START DATA BLOCK

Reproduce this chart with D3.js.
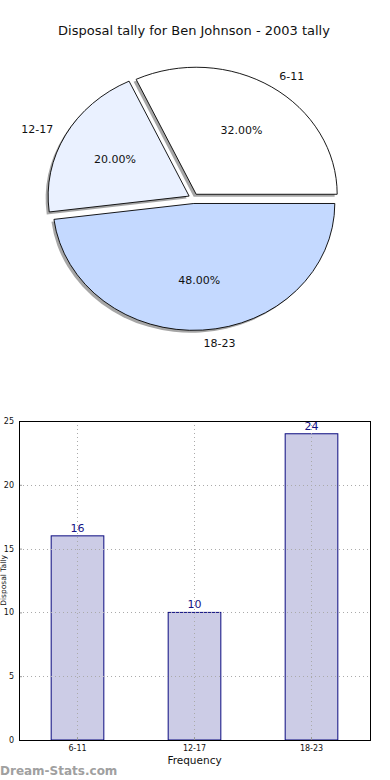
<!DOCTYPE html>
<html>
<head>
<meta charset="utf-8">
<script src="https://cdn.jsdelivr.net/npm/d3@7"></script>
<style>
  body { margin: 0; background: #fff; }
  svg { display: block; font-family: "DejaVu Sans", sans-serif; }
</style>
</head>
<body>
<script>
// data
var categories = ["6-11", "12-17", "18-23"];
var tally = [16, 10, 24];
var sliceColors = ["#ffffff", "#eaf1ff", "#c4d9ff"];
var yTicks = [0, 5, 10, 15, 20, 25];

var svg = d3.select("body").append("svg")
    .attr("width", 390).attr("height", 780);

// title
svg.append("text")
    .attr("x", 194).attr("y", 35)
    .attr("text-anchor", "middle")
    .style("font-size", "13px").style("fill", "#111")
    .text("Disposal tally for Ben Johnson - 2003 tally");

// ---- pie (elliptical, matplotlib style: starts at east, counter-clockwise)
var cx = 193.5, cy = 198.5, rx = 141, ry = 127, explode = 5;
var total = d3.sum(tally);

var pie = d3.pie().sort(null).value(function(d) { return d; })
    .startAngle(Math.PI / 2).endAngle(Math.PI / 2 - 2 * Math.PI);
var arcs = pie(tally);
// d3 angle a -> math angle (from east, ccw) = PI/2 - a
var arc = d3.arc().innerRadius(0).outerRadius(1);

var pg = svg.append("g");

arcs.forEach(function(d, i) {
    var mid = Math.PI / 2 - (d.startAngle + d.endAngle) / 2;
    var ox = cx + explode * Math.cos(mid);
    var oy = cy - explode * Math.sin(mid);
    var tr = "translate(" + ox + "," + oy + ") scale(" + rx + "," + ry + ")";

    // shadow
    pg.append("path")
        .attr("d", arc(d))
        .attr("transform", "translate(-2.5,2.5) " + tr)
        .attr("fill", "#888").attr("opacity", 0.75);
    pg.append("path")
        .attr("d", arc(d))
        .attr("transform", tr)
        .attr("fill", sliceColors[i])
        .attr("stroke", "#000")
        .attr("stroke-width", 0.9)
        .attr("vector-effect", "non-scaling-stroke");

    // outer label (left/right aligned like matplotlib)
    pg.append("text")
        .attr("x", ox + 1.1 * rx * Math.cos(mid))
        .attr("y", oy - 1.1 * ry * Math.sin(mid) + 4)
        .attr("text-anchor", Math.cos(mid) > 0 ? "start" : "end")
        .style("font-size", "11px").style("fill", "#111")
        .text(categories[i]);

    // percentage
    pg.append("text")
        .attr("x", ox + 0.6 * rx * Math.cos(mid))
        .attr("y", oy - 0.6 * ry * Math.sin(mid) + 4)
        .attr("text-anchor", "middle")
        .style("font-size", "11px").style("fill", "#111")
        .text((tally[i] / total * 100).toFixed(2) + "%");
});

// ---- bar chart
var m = {left: 19, top: 421, right: 370, bottom: 740};
var x = d3.scaleBand().domain(categories)
    .range([m.left, m.right]).paddingInner(0.55).paddingOuter(0.275);
var y = d3.scaleLinear().domain([0, 25]).range([m.bottom, m.top]);

var bg = svg.append("g");

bg.selectAll(".bar").data(tally).enter().append("rect")
    .attr("class", "bar")
    .attr("x", function(d, i) { return x(categories[i]); })
    .attr("y", function(d) { return y(d); })
    .attr("width", x.bandwidth())
    .attr("height", function(d) { return y(0) - y(d); })
    .attr("fill", "#ccccE6")
    .attr("stroke", "#0b0b80").attr("stroke-width", 1);

// grid
var grid = bg.append("g").attr("stroke", "#aaa").attr("stroke-dasharray", "1,3")
    .attr("stroke-width", 1);
yTicks.forEach(function(t) {
    grid.append("line").attr("x1", m.left).attr("x2", m.right)
        .attr("y1", Math.round(y(t)) + 0.5).attr("y2", Math.round(y(t)) + 0.5);
});
categories.forEach(function(c) {
    var xc = Math.round(x(c) + x.bandwidth() / 2) + 0.5;
    grid.append("line").attr("x1", xc).attr("x2", xc)
        .attr("y1", m.top).attr("y2", m.bottom);
});

// axes
var yAxis = bg.append("g")
    .attr("transform", "translate(" + m.left + ",0)")
    .call(d3.axisLeft(y).tickValues(yTicks).tickSize(-3).tickPadding(5));
var xAxis = bg.append("g")
    .attr("transform", "translate(0," + m.bottom + ")")
    .call(d3.axisBottom(x).tickSize(-3).tickPadding(5));
[yAxis, xAxis].forEach(function(a) {
    a.select(".domain").remove();
    a.selectAll("text").style("font-size", "8px").style("fill", "#111")
        .style("font-family", "DejaVu Sans, sans-serif");
    a.selectAll("line").attr("stroke", "#999");
});

// frame
bg.append("rect")
    .attr("x", m.left + 0.5).attr("y", m.top + 0.5)
    .attr("width", m.right - m.left).attr("height", m.bottom - m.top)
    .attr("fill", "none").attr("stroke", "#000").attr("stroke-width", 1);

// value labels
bg.selectAll(".val").data(tally).enter().append("text")
    .attr("class", "val")
    .attr("x", function(d, i) { return x(categories[i]) + x.bandwidth() / 2; })
    .attr("y", function(d) { return y(d) - 4; })
    .attr("text-anchor", "middle")
    .style("font-size", "11px").style("fill", "#141485")
    .text(function(d) { return d; });

// axis labels
svg.append("text")
    .attr("x", (m.left + m.right) / 2).attr("y", 764)
    .attr("text-anchor", "middle")
    .style("font-size", "10.5px").style("fill", "#111")
    .text("Frequency");
svg.append("text")
    .attr("transform", "translate(6,580.5) rotate(-90)")
    .attr("text-anchor", "middle")
    .style("font-size", "7.5px").style("fill", "#111")
    .text("Disposal Tally");

// watermark
svg.append("text")
    .attr("x", 0).attr("y", 775)
    .style("font-size", "12px").style("fill", "#a0a0a0").style("font-weight", "600")
    .text("Dream-Stats.com");
</script>
</body>
</html>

END DATA BLOCK

▶ **SHORT TASK**
List the lines of the material in which the word "chart" occurs.

▶ **ANSWER BELOW**
Reproduce this chart with D3.js.
// ---- bar chart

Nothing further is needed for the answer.